Last month, the government unveiled draft legislation that would require companies to publish their mean and median gender pay gaps by April 2018. The legislation is an attempt to close the gender wage gap which, despite the Equal Pay Act turning 45 this year, persists.
Overall, men in full time work earn 14% more than women. When part time work is taken into consideration, the pay gap becomes 19.1%, compared to an EU average of 16.4% – and at the top end of the pay scale, the divide between men and women is nearly 55% according to the TUC. Campaigners have warned that, unless drastic action is taken, the pay gap will take a further 54 years to close.
“In recent years we’ve seen the best employers make ground breaking strides in tackling gender inequality,” said Nicky Morgan, Minister for women and equalities. “But the job won’t be complete until we see the talents of women and men recognised equally and fairly in every workplace.
That’s why I am announcing a raft of measures to support women in their careers from the classroom to the boardroom, leaving nowhere for gender inequality to hide.”
The proposed legislation comes just weeks after the Equality and Human Rights Commission found that, despite girls outperforming boys at university, female graduates start on salaries between £15,000 and just under £24,000, while men are more likely to attain salaries of £24,000 and above upon graduation.
Laura Carstensen, an EHRC commissioner, said: “45 years after the Equal Pay Act was brought in to herald an end to gender pay inequality, our research provides clear evidence that the old economic and societal barriers are still prevalent for working women and overshadowing the prospects of our girls and young women yet to enter the workplace.”

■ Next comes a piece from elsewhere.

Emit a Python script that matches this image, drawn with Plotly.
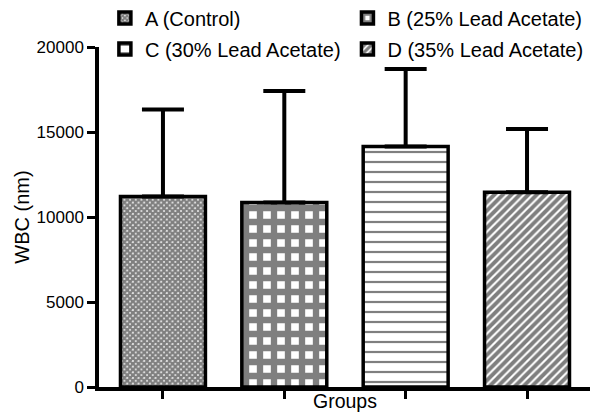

The proposed laws would require firms to:
- take a “snapshot” of what employees are being paid from April 2017 and publish the details by April 2018
- divide their pay distribution into four bands and work out the number of men and women in each quartile.
- publish the difference between their mean bonus payments paid to men and women, and the proportion of male and female employees that received a bonus
- publish their gender pay gap information on their website, accompanied by a written statement confirming that the information is accurate.

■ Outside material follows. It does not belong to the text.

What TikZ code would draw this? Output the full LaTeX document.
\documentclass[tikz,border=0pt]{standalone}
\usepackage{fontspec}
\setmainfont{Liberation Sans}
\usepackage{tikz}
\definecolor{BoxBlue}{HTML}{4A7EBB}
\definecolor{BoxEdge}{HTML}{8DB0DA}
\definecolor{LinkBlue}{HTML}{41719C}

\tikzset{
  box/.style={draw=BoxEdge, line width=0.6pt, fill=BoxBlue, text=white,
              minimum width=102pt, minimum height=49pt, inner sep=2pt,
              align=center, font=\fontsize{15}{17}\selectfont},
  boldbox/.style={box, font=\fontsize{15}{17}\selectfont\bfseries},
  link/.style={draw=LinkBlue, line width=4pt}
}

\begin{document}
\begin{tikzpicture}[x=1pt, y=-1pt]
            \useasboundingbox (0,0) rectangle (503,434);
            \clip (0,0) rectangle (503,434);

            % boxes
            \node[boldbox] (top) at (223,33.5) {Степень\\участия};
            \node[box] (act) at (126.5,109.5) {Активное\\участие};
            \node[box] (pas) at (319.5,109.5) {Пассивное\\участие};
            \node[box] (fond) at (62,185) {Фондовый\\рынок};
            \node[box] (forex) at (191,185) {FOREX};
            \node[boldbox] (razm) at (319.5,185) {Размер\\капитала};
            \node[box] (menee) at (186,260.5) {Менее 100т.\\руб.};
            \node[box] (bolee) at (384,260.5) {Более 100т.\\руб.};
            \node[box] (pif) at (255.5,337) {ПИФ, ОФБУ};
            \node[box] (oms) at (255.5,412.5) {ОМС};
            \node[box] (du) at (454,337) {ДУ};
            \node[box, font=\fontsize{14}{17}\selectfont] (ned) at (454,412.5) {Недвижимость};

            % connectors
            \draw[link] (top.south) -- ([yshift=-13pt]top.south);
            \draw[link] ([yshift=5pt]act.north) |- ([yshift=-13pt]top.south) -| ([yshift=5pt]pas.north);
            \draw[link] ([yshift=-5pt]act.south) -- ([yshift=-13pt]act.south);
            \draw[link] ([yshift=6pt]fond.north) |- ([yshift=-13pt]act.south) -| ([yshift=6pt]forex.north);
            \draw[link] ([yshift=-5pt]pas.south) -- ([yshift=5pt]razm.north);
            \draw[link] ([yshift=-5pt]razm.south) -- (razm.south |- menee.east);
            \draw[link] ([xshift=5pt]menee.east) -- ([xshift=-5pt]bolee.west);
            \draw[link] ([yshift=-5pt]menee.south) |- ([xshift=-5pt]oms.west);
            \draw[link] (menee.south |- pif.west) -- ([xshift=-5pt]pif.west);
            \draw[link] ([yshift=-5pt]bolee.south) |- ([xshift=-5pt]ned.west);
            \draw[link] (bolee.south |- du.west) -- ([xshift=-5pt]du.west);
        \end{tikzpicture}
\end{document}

Requiring companies to publish the details of their gender pay gap on their company website will have a significant impact on brand image, reputation and ability to recruit and retain staff. Further, by bringing increased awareness to pay generally, the potential for costly equal pay disputes may well be significant.
Kate Hodgkiss, employment partner at DLA Piper, advises employers “to consider conducting a pay audit on an informal basis in advance of any regulations coming into effect”. If after doing so you find discrepancies in salaries between your female and male employees, you must investigate and be prepared to demonstrate that those differences are not related to the sex of the jobholders.
The legislation is expected to come into effect in October 2016, which will give companies six months before the first deadline to report their gender pay gap.